> **THE REQUEST**:
Look through the material below and copy exactly the lines from the line with "Clone this chart in matplotlib." to the line with "return h * np.exp(-0.5", those two lines included.

> **DATA SHOWN**:
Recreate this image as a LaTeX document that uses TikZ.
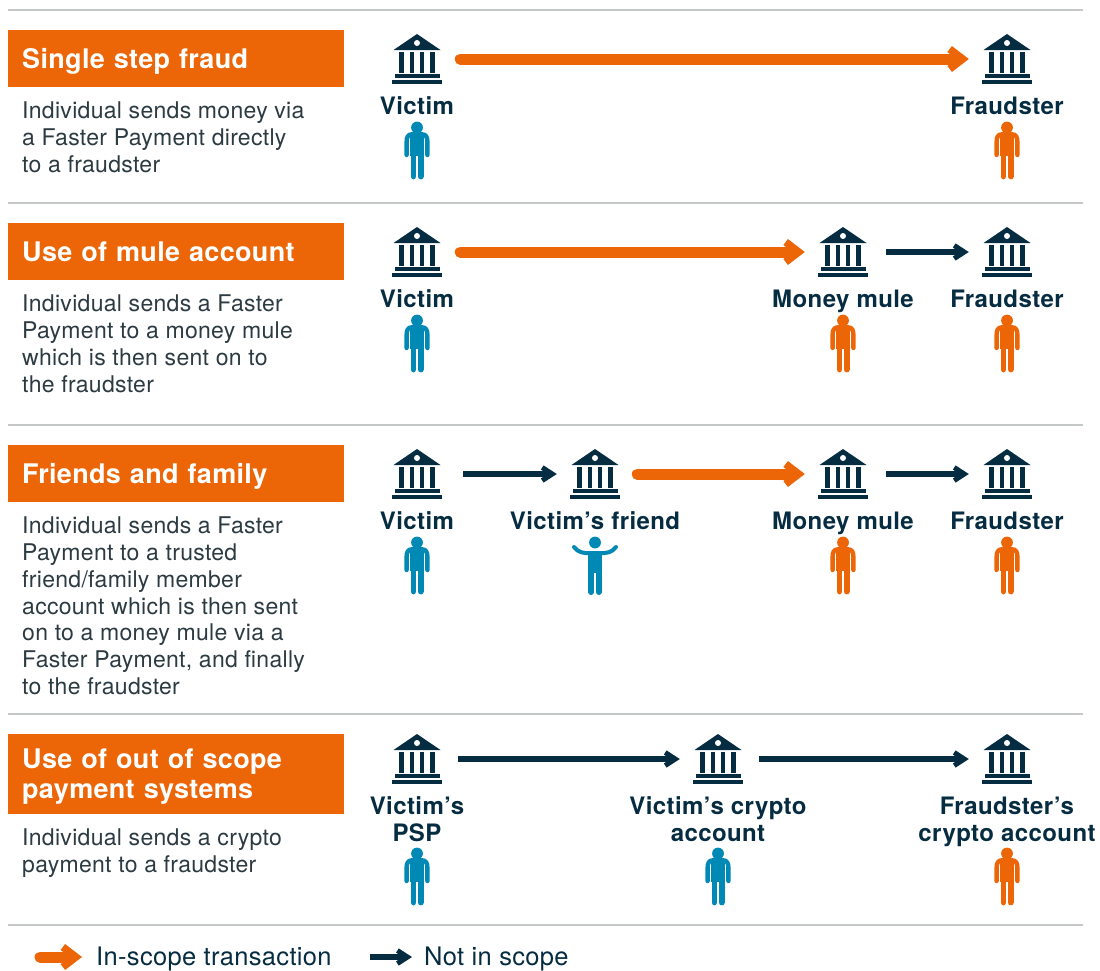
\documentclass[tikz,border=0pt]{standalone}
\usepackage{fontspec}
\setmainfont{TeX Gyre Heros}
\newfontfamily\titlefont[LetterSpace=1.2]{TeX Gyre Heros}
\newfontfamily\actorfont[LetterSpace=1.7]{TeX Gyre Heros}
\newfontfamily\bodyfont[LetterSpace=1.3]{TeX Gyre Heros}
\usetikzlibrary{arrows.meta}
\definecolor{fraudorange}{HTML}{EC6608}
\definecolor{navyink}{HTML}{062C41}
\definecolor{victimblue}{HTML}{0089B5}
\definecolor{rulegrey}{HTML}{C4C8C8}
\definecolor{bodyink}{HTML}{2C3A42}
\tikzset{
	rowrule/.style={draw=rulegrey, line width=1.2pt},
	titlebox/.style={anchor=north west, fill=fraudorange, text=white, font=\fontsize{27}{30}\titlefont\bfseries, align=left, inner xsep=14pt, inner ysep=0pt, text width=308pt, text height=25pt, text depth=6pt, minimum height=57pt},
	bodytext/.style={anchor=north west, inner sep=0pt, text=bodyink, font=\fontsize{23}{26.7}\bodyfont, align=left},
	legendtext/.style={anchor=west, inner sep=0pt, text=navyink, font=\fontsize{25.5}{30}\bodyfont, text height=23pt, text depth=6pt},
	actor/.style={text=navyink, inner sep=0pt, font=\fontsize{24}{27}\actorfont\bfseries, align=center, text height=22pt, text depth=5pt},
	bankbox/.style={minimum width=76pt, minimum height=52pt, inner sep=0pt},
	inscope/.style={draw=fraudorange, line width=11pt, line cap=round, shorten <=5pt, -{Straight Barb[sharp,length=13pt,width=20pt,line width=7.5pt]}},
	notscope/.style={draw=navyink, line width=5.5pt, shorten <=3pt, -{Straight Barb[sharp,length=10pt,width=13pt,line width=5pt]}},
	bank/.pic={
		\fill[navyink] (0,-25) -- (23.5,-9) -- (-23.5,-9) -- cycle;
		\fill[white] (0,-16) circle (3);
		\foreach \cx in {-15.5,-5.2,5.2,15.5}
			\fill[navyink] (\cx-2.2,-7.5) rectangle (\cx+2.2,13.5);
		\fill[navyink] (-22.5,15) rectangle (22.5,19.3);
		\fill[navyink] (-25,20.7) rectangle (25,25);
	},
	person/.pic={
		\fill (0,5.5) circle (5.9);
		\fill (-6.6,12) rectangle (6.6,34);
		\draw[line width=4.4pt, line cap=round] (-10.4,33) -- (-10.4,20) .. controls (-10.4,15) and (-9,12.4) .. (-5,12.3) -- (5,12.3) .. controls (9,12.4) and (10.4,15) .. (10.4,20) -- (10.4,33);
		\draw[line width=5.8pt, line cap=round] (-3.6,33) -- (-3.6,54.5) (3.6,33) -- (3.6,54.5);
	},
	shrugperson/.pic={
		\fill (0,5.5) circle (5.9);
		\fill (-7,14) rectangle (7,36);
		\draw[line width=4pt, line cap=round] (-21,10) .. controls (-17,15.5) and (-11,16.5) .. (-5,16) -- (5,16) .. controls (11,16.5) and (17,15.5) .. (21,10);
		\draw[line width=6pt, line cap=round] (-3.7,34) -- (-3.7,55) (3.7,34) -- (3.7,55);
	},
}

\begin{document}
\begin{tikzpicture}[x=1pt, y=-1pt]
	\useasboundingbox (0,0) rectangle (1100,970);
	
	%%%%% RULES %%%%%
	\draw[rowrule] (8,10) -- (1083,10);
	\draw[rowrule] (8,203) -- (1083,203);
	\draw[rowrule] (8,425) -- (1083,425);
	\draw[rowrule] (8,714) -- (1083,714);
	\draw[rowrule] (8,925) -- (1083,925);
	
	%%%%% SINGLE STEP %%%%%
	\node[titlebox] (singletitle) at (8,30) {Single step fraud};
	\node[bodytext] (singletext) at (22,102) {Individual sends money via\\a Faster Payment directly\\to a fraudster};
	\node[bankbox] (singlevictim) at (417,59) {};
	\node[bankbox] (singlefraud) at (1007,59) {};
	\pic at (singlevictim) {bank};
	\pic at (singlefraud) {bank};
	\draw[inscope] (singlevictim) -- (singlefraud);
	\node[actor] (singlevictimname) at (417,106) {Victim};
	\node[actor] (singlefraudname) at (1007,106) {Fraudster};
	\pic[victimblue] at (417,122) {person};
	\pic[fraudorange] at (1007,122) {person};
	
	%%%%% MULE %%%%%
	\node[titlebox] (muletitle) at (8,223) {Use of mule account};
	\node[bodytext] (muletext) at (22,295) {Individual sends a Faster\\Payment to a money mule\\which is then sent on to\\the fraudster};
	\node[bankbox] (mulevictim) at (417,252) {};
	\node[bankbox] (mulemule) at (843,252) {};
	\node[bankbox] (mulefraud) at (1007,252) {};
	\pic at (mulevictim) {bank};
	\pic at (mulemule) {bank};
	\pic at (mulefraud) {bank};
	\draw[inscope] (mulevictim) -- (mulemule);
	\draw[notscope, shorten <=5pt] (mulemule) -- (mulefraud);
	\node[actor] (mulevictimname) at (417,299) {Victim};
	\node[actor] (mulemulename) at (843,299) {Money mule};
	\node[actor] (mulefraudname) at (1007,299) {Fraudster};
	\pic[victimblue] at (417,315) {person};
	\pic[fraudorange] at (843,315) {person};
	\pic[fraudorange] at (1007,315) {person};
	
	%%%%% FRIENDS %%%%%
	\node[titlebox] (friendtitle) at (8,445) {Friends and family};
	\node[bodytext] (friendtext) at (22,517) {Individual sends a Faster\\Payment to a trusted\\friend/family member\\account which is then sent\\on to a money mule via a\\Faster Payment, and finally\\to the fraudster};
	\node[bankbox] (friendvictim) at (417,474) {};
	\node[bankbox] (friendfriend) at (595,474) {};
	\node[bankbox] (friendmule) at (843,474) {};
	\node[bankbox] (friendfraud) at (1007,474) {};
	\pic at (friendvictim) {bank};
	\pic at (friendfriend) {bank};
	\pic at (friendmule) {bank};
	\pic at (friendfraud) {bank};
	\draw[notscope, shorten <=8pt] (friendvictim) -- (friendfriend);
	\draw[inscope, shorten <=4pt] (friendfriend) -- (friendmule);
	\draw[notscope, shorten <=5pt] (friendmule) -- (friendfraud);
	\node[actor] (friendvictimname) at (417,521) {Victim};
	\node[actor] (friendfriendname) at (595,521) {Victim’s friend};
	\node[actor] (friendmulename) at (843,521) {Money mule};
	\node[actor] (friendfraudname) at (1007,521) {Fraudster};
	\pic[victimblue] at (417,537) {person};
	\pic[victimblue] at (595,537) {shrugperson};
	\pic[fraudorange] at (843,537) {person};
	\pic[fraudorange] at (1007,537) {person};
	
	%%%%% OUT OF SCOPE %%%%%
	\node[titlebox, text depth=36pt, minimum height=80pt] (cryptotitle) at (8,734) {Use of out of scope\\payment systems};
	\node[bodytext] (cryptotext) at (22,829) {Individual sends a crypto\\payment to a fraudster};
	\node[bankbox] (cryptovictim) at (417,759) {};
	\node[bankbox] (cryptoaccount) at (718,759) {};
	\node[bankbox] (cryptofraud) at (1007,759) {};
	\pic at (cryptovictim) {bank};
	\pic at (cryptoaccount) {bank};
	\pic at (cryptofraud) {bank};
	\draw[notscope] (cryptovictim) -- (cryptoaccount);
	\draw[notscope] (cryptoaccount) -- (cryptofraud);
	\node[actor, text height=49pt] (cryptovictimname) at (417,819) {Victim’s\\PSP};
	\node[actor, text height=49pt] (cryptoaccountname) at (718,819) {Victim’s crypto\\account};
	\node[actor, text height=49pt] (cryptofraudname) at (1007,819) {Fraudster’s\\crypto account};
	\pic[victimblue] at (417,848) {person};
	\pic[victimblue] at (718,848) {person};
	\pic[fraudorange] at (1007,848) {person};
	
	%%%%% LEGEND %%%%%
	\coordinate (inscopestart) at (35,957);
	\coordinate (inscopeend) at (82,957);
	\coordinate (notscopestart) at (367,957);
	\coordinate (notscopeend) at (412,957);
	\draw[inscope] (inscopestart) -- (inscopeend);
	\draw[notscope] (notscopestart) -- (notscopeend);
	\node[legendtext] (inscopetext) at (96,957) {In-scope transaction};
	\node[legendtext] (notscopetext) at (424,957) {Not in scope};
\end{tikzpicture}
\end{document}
--
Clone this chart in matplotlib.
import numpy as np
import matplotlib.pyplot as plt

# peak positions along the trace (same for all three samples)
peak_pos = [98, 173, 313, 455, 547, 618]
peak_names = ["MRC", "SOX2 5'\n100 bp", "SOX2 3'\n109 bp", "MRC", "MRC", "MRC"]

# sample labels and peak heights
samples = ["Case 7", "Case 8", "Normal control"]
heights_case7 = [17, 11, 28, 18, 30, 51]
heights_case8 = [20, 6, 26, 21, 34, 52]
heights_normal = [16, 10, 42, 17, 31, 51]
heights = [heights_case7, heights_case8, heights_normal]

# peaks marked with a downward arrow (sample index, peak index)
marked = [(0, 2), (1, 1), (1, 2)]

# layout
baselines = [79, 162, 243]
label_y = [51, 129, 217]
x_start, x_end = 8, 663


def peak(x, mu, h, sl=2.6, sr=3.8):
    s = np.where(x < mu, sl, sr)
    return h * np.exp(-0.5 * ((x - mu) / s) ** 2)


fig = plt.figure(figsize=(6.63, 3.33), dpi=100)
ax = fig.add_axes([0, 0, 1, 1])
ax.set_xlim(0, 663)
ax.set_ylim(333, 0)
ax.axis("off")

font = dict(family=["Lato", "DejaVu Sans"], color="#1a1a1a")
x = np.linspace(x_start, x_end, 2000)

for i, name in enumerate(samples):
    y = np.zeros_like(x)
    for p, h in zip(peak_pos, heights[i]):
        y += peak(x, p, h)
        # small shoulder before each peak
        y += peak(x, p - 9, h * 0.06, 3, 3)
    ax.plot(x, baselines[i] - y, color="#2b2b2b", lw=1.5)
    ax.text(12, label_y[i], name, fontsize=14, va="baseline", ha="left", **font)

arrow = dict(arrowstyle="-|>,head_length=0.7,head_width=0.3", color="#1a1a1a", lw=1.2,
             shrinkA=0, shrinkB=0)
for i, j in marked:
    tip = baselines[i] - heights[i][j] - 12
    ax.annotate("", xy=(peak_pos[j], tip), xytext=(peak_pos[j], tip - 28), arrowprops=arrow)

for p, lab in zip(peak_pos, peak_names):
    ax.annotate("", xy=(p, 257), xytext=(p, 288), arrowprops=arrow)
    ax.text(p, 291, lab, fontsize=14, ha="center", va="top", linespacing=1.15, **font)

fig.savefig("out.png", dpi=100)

> **ANSWER FOR THIS EXERCISE**:
Clone this chart in matplotlib.
import numpy as np
import matplotlib.pyplot as plt

# peak positions along the trace (same for all three samples)
peak_pos = [98, 173, 313, 455, 547, 618]
peak_names = ["MRC", "SOX2 5'\n100 bp", "SOX2 3'\n109 bp", "MRC", "MRC", "MRC"]

# sample labels and peak heights
samples = ["Case 7", "Case 8", "Normal control"]
heights_case7 = [17, 11, 28, 18, 30, 51]
heights_case8 = [20, 6, 26, 21, 34, 52]
heights_normal = [16, 10, 42, 17, 31, 51]
heights = [heights_case7, heights_case8, heights_normal]

# peaks marked with a downward arrow (sample index, peak index)
marked = [(0, 2), (1, 1), (1, 2)]

# layout
baselines = [79, 162, 243]
label_y = [51, 129, 217]
x_start, x_end = 8, 663


def peak(x, mu, h, sl=2.6, sr=3.8):
    s = np.where(x < mu, sl, sr)
    return h * np.exp(-0.5 * ((x - mu) / s) ** 2)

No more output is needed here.